On June 2, 2026, Caroline Duclercq, Marie-Laure Bizeau, and Chiraz Abid had the pleasure of speaking at a conference organized by the Centre de Médiation et d’Arbitrage de Paris (CMAP).

The discussions revolved around a deliberately provocative question: Can you lose an arbitration before it even begins?
This topic highlights a fundamental reality: the success of an arbitration proceeding is often determined well before a request for arbitration is filed.
The discussions focused in particular on three strategic pillars:
1. Drafting the arbitration agreement and making key structural choices (seat, applicable law, institution, language)
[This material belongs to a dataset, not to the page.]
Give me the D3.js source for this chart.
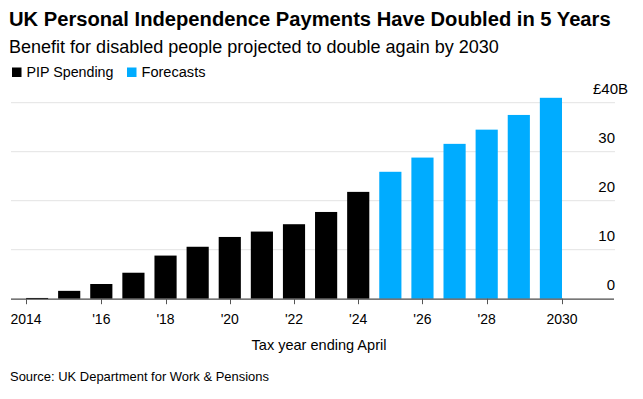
<!DOCTYPE html>
<html><head><meta charset="utf-8">
<script src="https://cdn.jsdelivr.net/npm/d3@7"></script>
<style>
html,body{margin:0;padding:0;background:#fff;}
svg{display:block;font-family:"Liberation Sans",Arial,sans-serif;}
</style></head>
<body>
<svg id="chart" width="643" height="399"></svg>
<script>
// ---- data ----
const years = [2014,2015,2016,2017,2018,2019,2020,2021,2022,2023,2024,2025,2026,2027,2028,2029,2030];
const spending = [0.15,1.6,3.0,5.3,8.8,10.6,12.6,13.7,15.2,17.7,21.8,null,null,null,null,null,null];
const forecasts = [null,null,null,null,null,null,null,null,null,null,null,25.9,28.8,31.6,34.5,37.5,41.0];
const yTicks = [0,10,20,30,40];
const xTickYears = [2014,2016,2018,2020,2022,2024,2026,2028,2030];
const xTickLabels = ["2014","'16","'18","'20","'22","'24","'26","'28","2030"];
const seriesNames = ["PIP Spending","Forecasts"];
const colors = ["#000000","#00acff"];

const svg = d3.select("#chart");

function fit(sel, w){
  const n = sel.node();
  const cur = parseFloat(sel.attr("font-size"));
  const len = n.getComputedTextLength();
  sel.attr("font-size", (cur*w/len).toFixed(2));
}

// titles
fit(svg.append("text").attr("x",9).attr("y",26).attr("font-size",19).attr("font-weight","bold").attr("fill","#000")
  .text("UK Personal Independence Payments Have Doubled in 5 Years"), 602);
fit(svg.append("text").attr("x",9).attr("y",53).attr("font-size",17).attr("fill","#000")
  .text("Benefit for disabled people projected to double again by 2030"), 490);

// legend
const legX = [12, 127];
const legW = [87, 64];
seriesNames.forEach((s,i)=>{
  svg.append("rect").attr("x",legX[i]).attr("y",67.5).attr("width",9.5).attr("height",9.5).attr("fill",colors[i]);
  fit(svg.append("text").attr("x",legX[i]+14.5).attr("y",77).attr("font-size",14).attr("fill","#000").text(s), legW[i]);
});

// scales
const x = d3.scaleBand().domain(years).range([26,562]).paddingInner(0.31).paddingOuter(0);
const y = d3.scaleLinear().domain([0,40]).range([298.7,102.7]);
const gridL = 11, gridR = 615;

// gridlines
svg.append("g").selectAll("line").data(yTicks.filter(d=>d>0)).join("line")
  .attr("x1",gridL).attr("x2",gridR).attr("y1",d=>y(d)).attr("y2",d=>y(d))
  .attr("stroke","#e3e3e3").attr("stroke-width",1);

// y labels
const yl = svg.append("g").selectAll("text").data(yTicks).join("text")
  .attr("x",615).attr("y",d=>y(d)-8.5)
  .attr("font-size",15).attr("fill","#000")
  .attr("text-anchor","end")
  .text(d=>d===40 ? "£40B" : d);
yl.filter(d=>d===40).each(function(){
  const full = this.getComputedTextLength();
  d3.select(this).attr("text-anchor","start").attr("x", 628 - full);
});

// bars
const drawSeries = (vals, col) => {
  svg.append("g").selectAll("rect").data(years.map((yr,i)=>({yr, v:vals[i]})).filter(d=>d.v!=null)).join("rect")
    .attr("x",d=>x(d.yr)).attr("width",x.bandwidth())
    .attr("y",d=>y(d.v)).attr("height",d=>Math.max(y(0)-y(d.v),1))
    .attr("fill",col);
};
drawSeries(spending, colors[0]);
drawSeries(forecasts, colors[1]);

// x axis line
svg.append("line").attr("x1",gridL).attr("x2",614).attr("y1",y(0)+0.5).attr("y2",y(0)+0.5)
  .attr("stroke","#4a4a4a").attr("stroke-width",1.2);

// ticks: end years at outer edges of their bands, others at band centres
const tickX = yr => yr===years[0] ? x(yr) : (yr===years[years.length-1] ? x(yr)+x.bandwidth() : x(yr)+x.bandwidth()/2);
const xt = svg.append("g");
xt.selectAll("line").data(xTickYears).join("line")
  .attr("x1",d=>Math.round(tickX(d))+0.5).attr("x2",d=>Math.round(tickX(d))+0.5)
  .attr("y1",y(0)).attr("y2",y(0)+5.5).attr("stroke","#555").attr("stroke-width",1);
xt.selectAll("text").data(xTickYears).join("text")
  .attr("x",d=>tickX(d)).attr("y",324).attr("text-anchor","middle")
  .attr("font-size",14).attr("fill","#000")
  .text((d,i)=>xTickLabels[i]);

// axis title
const at = svg.append("text").attr("x",319).attr("y",349.5).attr("text-anchor","middle")
  .attr("font-size",14).attr("fill","#000").text("Tax year ending April");
fit(at, 135);

// source
fit(svg.append("text").attr("x",10).attr("y",381).attr("font-size",13).attr("fill","#000")
  .text("Source: UK Department for Work & Pensions"), 259);
</script>
</body></html>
Effective arbitration begins during contract negotiations. A carefully drafted arbitration clause, tailored to the nature of the project and consistent with the contractual documentation as a whole, is essential to ensuring legal certainty and managing dispute-related risks.
2. Managing contract performance
Preserving evidence, complying with notice requirements, and formulating reservations and claims with precision are essential practices for safeguarding parties’ rights and avoiding the weakening of a future arbitration.
3. Initiating and anticipating the proceedings
Complying with preconditions to arbitration (such as multi-tier dispute resolution clauses) helps avoid creating procedural disputes within the main dispute. It is also crucial to identify in advance the party or parties that should be brought into the arbitration so that any award will be effective and enforceable. Arbitration is not merely about presenting the merits of a case—it requires meticulous procedural preparation and a long-term strategic vision.
Key takeaway: Many difficulties encountered in arbitration stem not from the proceedings themselves, but from strategic decisions made—or omitted—months or even years before the dispute arises.
A sincere thank you to the CMAP for its invitation, and to all participants for the richness of the discussions and the valuable experiences shared!